Thursday, February 6, 2014

East Side Access Balloons to $11B, 7 Extension Delayed

Long Island Rail Road trains had been scheduled to arrive in Grand Central Terminal in 2019 at a cost of $8.3 billion, but officials now say it is going to take more time and money to finish the gargantuan East Side Access project. The MTA originally said it would be completed in 2009 and cost $4.3 billion. Now, the MTA's director of Capital Projects says the project is running over budget and behind schedule, estimating East Side Access might not be completed until late 2023 at a cost of $10.8 billion.

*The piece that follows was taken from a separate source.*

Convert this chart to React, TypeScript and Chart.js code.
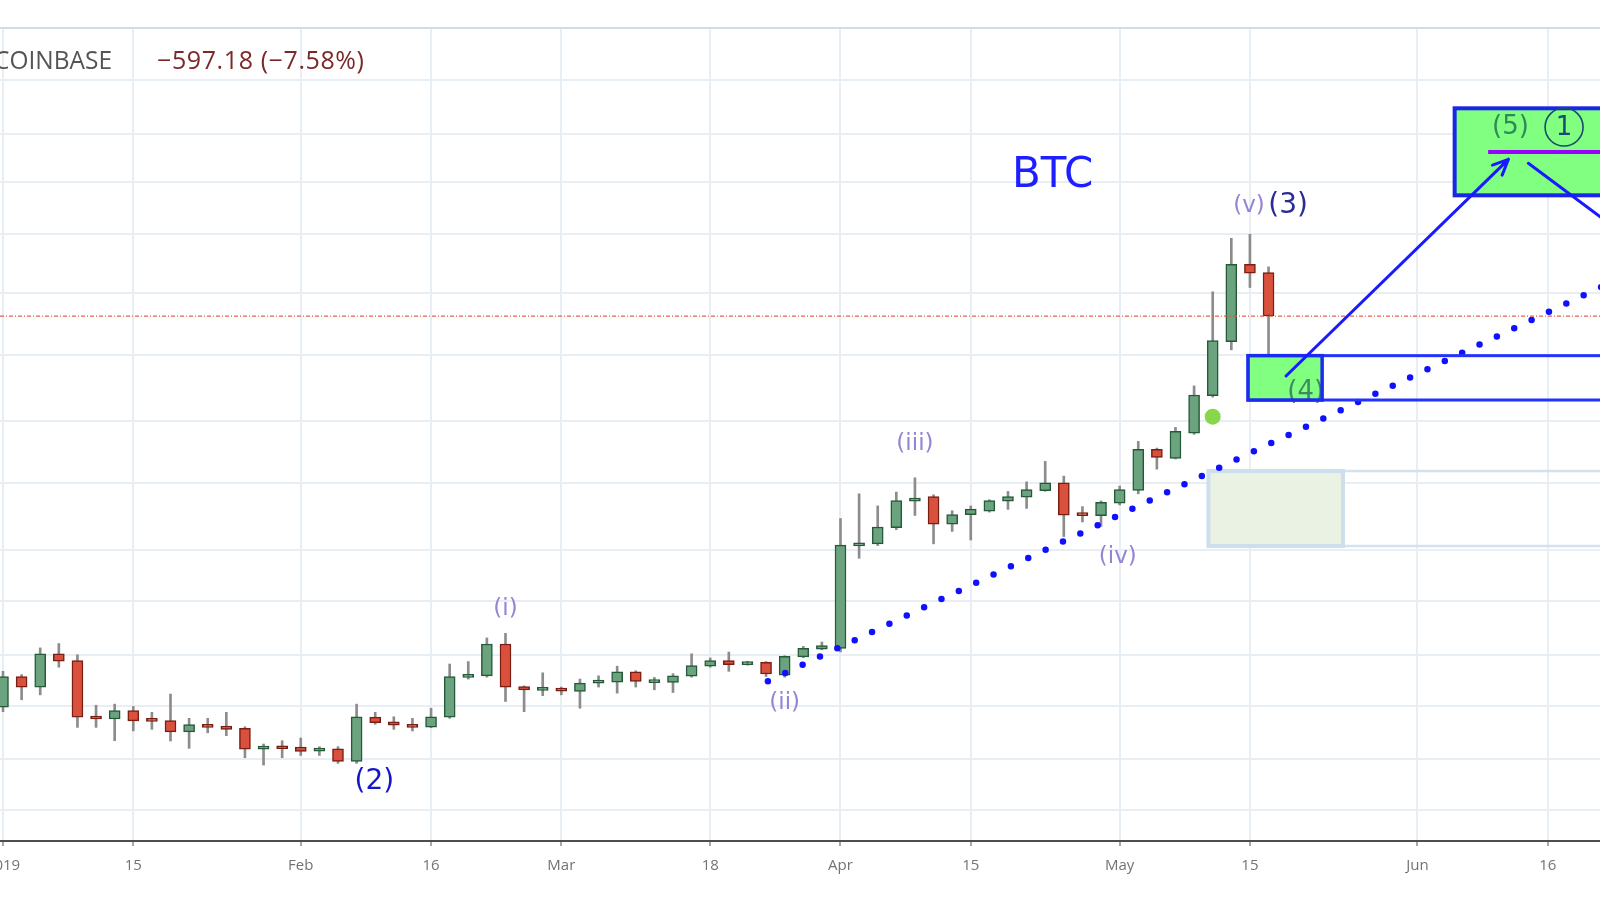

When will the nation’s biggest infrastructure construction project be finished, and how much will it cost?

The issue of budget and schedule has been continually eluding us,” Metropolitan Transportation Authority Chairman Tom Prendergast recently told an MTA committee.

After four extensions of the completion date and price tag revisions for the East Side Access project, the MTA Capital Construction Company reported to the MTA committee as recently as October that the project should be finished in 2020 or 2021 and cost between $9.3 billion and $9.7 billion.

[see ElectricWeb|Blogger, March 8, 2013]

But now, the Federal Transportation Administration has chimed in, estimating the project might not be completed until late 2023 at a cost of $10.8 billion.

An independent consultant hired by the MTA agrees, and has advised the agency that it needs to strengthen the management group overseeing the project.

The East Side Access extends from the yards in Sunnyside to Grand Central Terminal and required excavating seven tunnels. The project will include a new Long Island Rail Road station in Sunnyside at Queens Boulevard and Skillman Avenue.

Planners predict that the East Side Access will save some 160,000 riders from Queens and beyond at least 40 minutes on their commutes by arriving in Grand Central rather than Penn Station and taking alternate transportation or walking to destinations on Manhattan’s East Side.
LIRR trains will arrive at a new station 100 feet below Grand Central Terminal and reach street level by elevators.

Meanwhile, the opening of the No. 7 train extension project on Manhattan’s far west side will also be delayed, according to the MTA Capital Construction Company.

Although the No. 7 project was to have opened in June, it will likely be held up by “possibly as long as three months due to problems workers encountered in connection with the installation of an elevator,” an MTA Capital Construction spokesman said.

The $2.4 billion extension, paid for by the city, brings the line from Times Square to 34th Street and 11th Avenue.